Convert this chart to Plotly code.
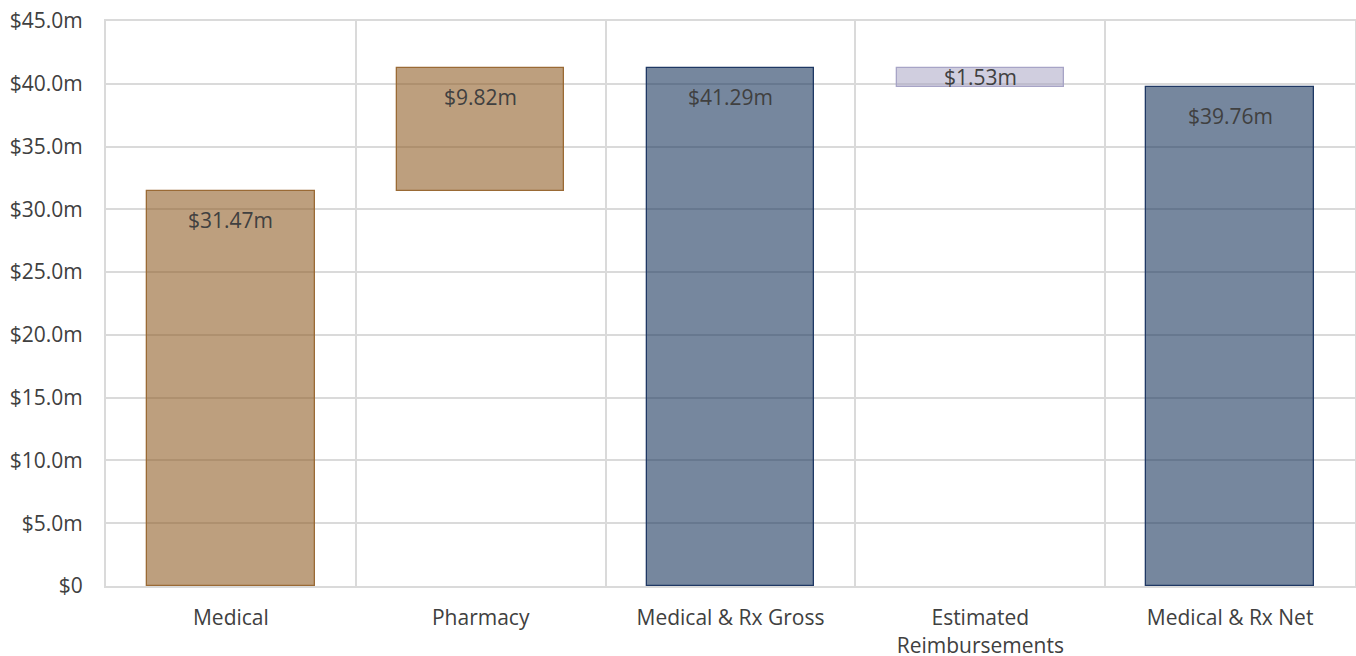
import plotly.graph_objects as go

categories = ["Medical", "Pharmacy", "Medical & Rx Gross", "Estimated<br>Reimbursements", "Medical & Rx Net"]
values = [31.47, 9.82, 41.29, -1.53, 39.76]
kinds = ["increase", "increase", "total", "decrease", "total"]
labels = ["$31.47m", "$9.82m", "$41.29m", "$1.53m", "$39.76m"]
y_tickvals = [0, 5, 10, 15, 20, 25, 30, 35, 40, 45]
y_ticktext = ["$0", "$5.0m", "$10.0m", "$15.0m", "$20.0m", "$25.0m", "$30.0m", "$35.0m", "$40.0m", "$45.0m"]

fill = {"increase": "rgba(145,95,40,0.6)", "total": "rgba(27,55,93,0.6)", "decrease": "rgba(170,166,196,0.55)"}
edge = {"increase": "#9A6A35", "total": "#1F3864", "decrease": "#A7A4C6"}

# compute bases/heights for waterfall
bases, heights = [], []
running = 0.0
for v, k in zip(values, kinds):
    if k == "total":
        bases.append(0.0)
        heights.append(v)
        running = v
    elif k == "increase":
        bases.append(running)
        heights.append(v)
        running += v
    else:
        running += v
        bases.append(running)
        heights.append(-v)

xs = list(range(len(categories)))
fig = go.Figure()
fig.add_trace(go.Bar(
    x=xs, y=heights, base=bases, width=0.67,
    marker=dict(color=[fill[k] for k in kinds],
                line=dict(color=[edge[k] for k in kinds], width=1.3)),
    hoverinfo="skip", showlegend=False,
))

FONT = "Open Sans, Liberation Sans, sans-serif"
TXT = "#404040"
GRID = "#DADADA"
for x, b, h, lab in zip(xs, bases, heights, labels):
    if h < 3:
        fig.add_annotation(x=x, y=b + h / 2, text=lab, showarrow=False,
                           yanchor="middle", font=dict(family=FONT, size=21, color=TXT))
    else:
        fig.add_annotation(x=x, y=b + h, text=lab, showarrow=False,
                           yanchor="middle", yshift=-29, font=dict(family=FONT, size=21, color=TXT))

fig.update_layout(
    width=1356, height=656,
    margin=dict(l=106, r=1, t=21, b=70),
    paper_bgcolor="white", plot_bgcolor="white",
    font=dict(family=FONT, size=21, color=TXT),
    bargap=0,
)
fig.update_xaxes(
    range=[-0.5, 4.5], tickvals=xs, ticktext=categories,
    showgrid=False, zeroline=False, showline=True, linecolor=GRID, linewidth=2, mirror=True,
    ticks="", ticklabelstandoff=12, automargin=False,
    minor=dict(tickvals=[i - 0.5 for i in range(len(categories) + 1)],
               showgrid=True, gridcolor=GRID, gridwidth=2, ticks=""),
)
fig.update_yaxes(
    range=[0, 45], tickvals=y_tickvals, ticktext=y_ticktext,
    showgrid=True, gridcolor=GRID, gridwidth=2,
    zeroline=False, showline=True, linecolor=GRID, linewidth=2, mirror=True,
    ticks="", ticklabelstandoff=17, automargin=False,
)
fig.write_html("out.html", config={"displayModeBar": False},
               post_script="document.body.style.margin='0';document.body.style.overflow='hidden';")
· · ·
WORK TO COMPLETE =
Give again, word for word, every line from the top of the data through the line with "import plotly.graph_objects as go", both ends included, and exclude the pictures.

TASK OUTPUT =
Convert this chart to Plotly code.
import plotly.graph_objects as go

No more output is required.